The next few weeks I went to school people didnt change but I had. I walked into class late for the first time in my school history. I threw my bag on the floor causing everyone to look at me. The teacher asked if I was okay and I flipped her the finger. She was shocked but more concerned by the gesture. She told me to go to the principals office, he suspended me in school for 3 days. Once the suspension and school was out for the weekend, I walked home people following. They regular bullies that did every time i would walk home. They came up to me and did the usual, started making fun of the fact that I had books in my back pack. The thing is I left them at home. What I really had were 2 bricks, the things I intended to do with them were horrible. I knew what the bullies would do so I beat one of them. I was 17 and arrested for assault. Was in juvenile detention for a year. When I was released I went back to school. There were only 4 months left of my senior year. I walked into class and people have forgotten all about me. I was put right next to the kid I beat with those bricks. His face broken and misshapen, I could stop laughing at what I did. I was told to leave class and people started to remember who I was. I was that doctor kid who turned out to be a psychopath.
I didn't care, my life was already over. 19 years old never graduated. Jobs didn't want me, finally got one but was fired since the managers daughter was a one of the girls that hated me. I started feeling really empty, really depressed, and was feeling really tense.
I watched as my parents bought my little brother a car. I watched as he started dating one of my bullies little sister. I watched as he got a license, something I was never able to eve get.
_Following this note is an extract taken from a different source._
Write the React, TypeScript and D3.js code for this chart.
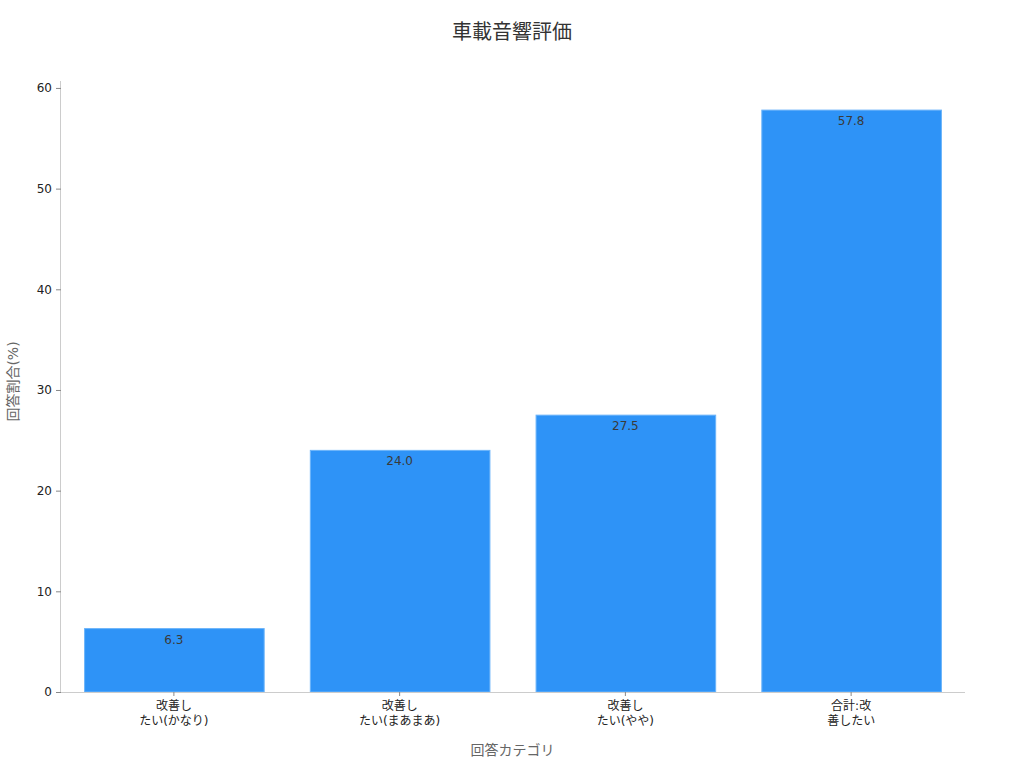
import React, { useRef, useEffect } from 'react';
import * as d3 from 'd3';

// Chart data
const categories = ['かなり', 'まあまあ', 'やや', '合計'];
const categoryLabels = [
  ['改善し', 'たい(かなり)'],
  ['改善し', 'たい(まあまあ)'],
  ['改善し', 'たい(やや)'],
  ['合計:改', '善したい'],
];
const values = [6.3, 24.0, 27.5, 57.8];
const yTicks = [0, 10, 20, 30, 40, 50, 60];

const FONT = '"DejaVu Sans", "Noto Sans CJK JP", sans-serif';

const App: React.FC = () => {
  const svgRef = useRef<SVGSVGElement>(null);
  const width = 1024;
  const height = 768;

  useEffect(() => {
    const svg = d3.select(svgRef.current);
    svg.selectAll('*').remove();

    const margin = { top: 81, right: 60, bottom: 76, left: 61 };
    const innerWidth = width - margin.left - margin.right;
    const innerHeight = height - margin.top - margin.bottom;

    const xScale = d3.scaleBand<string>()
      .domain(categories)
      .range([0, innerWidth])
      .paddingInner(0.2)
      .paddingOuter(0.1);

    const yScale = d3.scaleLinear()
      .domain([0, d3.max(values)! * 1.05])
      .range([innerHeight, 0]);

    const g = svg.append('g')
      .attr('transform', `translate(${margin.left},${margin.top})`);

    // Bars
    g.selectAll('.bar')
      .data(values)
      .enter()
      .append('rect')
      .attr('class', 'bar')
      .attr('x', (_, i) => xScale(categories[i])! + 1)
      .attr('y', d => yScale(d))
      .attr('width', xScale.bandwidth() - 1)
      .attr('height', d => innerHeight - yScale(d))
      .attr('fill', '#2e93f7')
      .attr('stroke', '#6cb4fa')
      .attr('stroke-width', 1);

    // Value labels
    g.selectAll('.value-label')
      .data(values)
      .enter()
      .append('text')
      .attr('class', 'value-label')
      .attr('x', (_, i) => xScale(categories[i])! + xScale.bandwidth() / 2)
      .attr('y', d => yScale(d) + 15)
      .attr('text-anchor', 'middle')
      .style('font-family', FONT)
      .style('font-size', '12px')
      .style('fill', '#3a3a3a')
      .text(d => d.toFixed(1));

    // X axis
    const xAxis = g.append('g')
      .attr('transform', `translate(0, ${innerHeight})`)
      .call(d3.axisBottom(xScale).tickSize(4).tickFormat(() => ''));
    xAxis.select('.domain').attr('stroke', '#ccc').attr('d', `M-1,0.5H${innerWidth + 1}`);
    xAxis.selectAll('.tick line').attr('stroke', '#888');

    xAxis.selectAll<SVGGElement, string>('.tick')
      .each(function (d) {
        const i = categories.indexOf(d);
        const t = d3.select(this).append('text')
          .attr('y', 18)
          .attr('text-anchor', 'middle')
          .style('font-family', FONT)
          .style('font-size', '12px')
          .style('fill', '#222');
        categoryLabels[i].forEach((line, j) => {
          t.append('tspan').attr('x', 0).attr('dy', j === 0 ? 0 : 15).text(line);
        });
      });

    // Y axis
    const yAxis = g.append('g')
      .call(d3.axisLeft(yScale).tickValues(yTicks).tickSize(5).tickPadding(4));
    yAxis.select('.domain').attr('stroke', '#ccc').attr('d', `M-0.5,${innerHeight}V0`);
    yAxis.selectAll('.tick line').attr('stroke', '#888');
    yAxis.selectAll('.tick text')
      .style('font-family', FONT)
      .style('font-size', '12px')
      .style('fill', '#222');

    // Axis titles
    svg.append('text')
      .attr('x', margin.left + innerWidth / 2)
      .attr('y', 755)
      .attr('text-anchor', 'middle')
      .style('font-family', FONT)
      .style('font-size', '14px')
      .style('fill', '#666')
      .text('回答カテゴリ');

    svg.append('text')
      .attr('transform', 'rotate(-90)')
      .attr('x', -(margin.top + innerHeight / 2) + 5)
      .attr('y', 18)
      .attr('text-anchor', 'middle')
      .style('font-family', FONT)
      .style('font-size', '14px')
      .style('fill', '#666')
      .text('回答割合(%)');

    // Title
    svg.append('text')
      .attr('x', width / 2)
      .attr('y', 39)
      .attr('text-anchor', 'middle')
      .style('font-family', FONT)
      .style('font-size', '20px')
      .style('fill', '#333')
      .text('車載音響評価');
  }, []);

  return (
    <svg
      ref={svgRef}
      width={width}
      height={height}
      style={{ position: 'absolute', left: 0, top: 0, background: '#fff' }}
    />
  );
};

export default App;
I watched how he got a job and was paying for the car and getting rid of his girlfriends debt.
I couldn't take it. I walked put my house and never looked back. I traveled south into another state. A place nobody I knew could ever find me. I slept on the streets, and watched the days go by. I went dumpster diving for food and water when ever I could. I pulled around a shopping cart full of trash i found to be useful. I dirty smelly milk jug full of rain water but the sent of spoiled milk is just as strong as ever.
At 24 years old I sat on the edge of a road. Same old thing, been doing it for 5 years now. I watched the cars pass by, the people pass by and everything else pass by, nothing paying any attention to me. I sat there in the hot sun, shoes off and torn pants. A couple walks by holding hands and a child in between them. The man stops right in front of me.
"I messed up my life so bad, and am the only one to blame. Just need a little help, $1 dollar will do." He read my sign.
He reached into his pocket and pulled out a twenty. He extended his hand towards me.
I looked up at him and with them best smile i could muster I said "thank you."
He looked at me for a moment, it was hard for him to recognize me. I knew from just his footsteps as he came towards me. His eyes widened and he kneeled down to hug me. My beard and long hair made him not able to recognize me, but my brother did.
"I can't believe this is where you have been. I can't believe you just left. Its crazy that we are even meeting again." Tears ran down his cheeks.
My eyes flooded with tears and went down my cheeks like streams into my bushy beard. He helped me up and took me to his home. He'd been married since 19 years old and has a daughter now and job. He told me how happy he is. First thing he did was call my parents but I made him hang up. When he asked why I didn't want them to know.
I told him its because "I'm the disappointment so they wouldn't even care."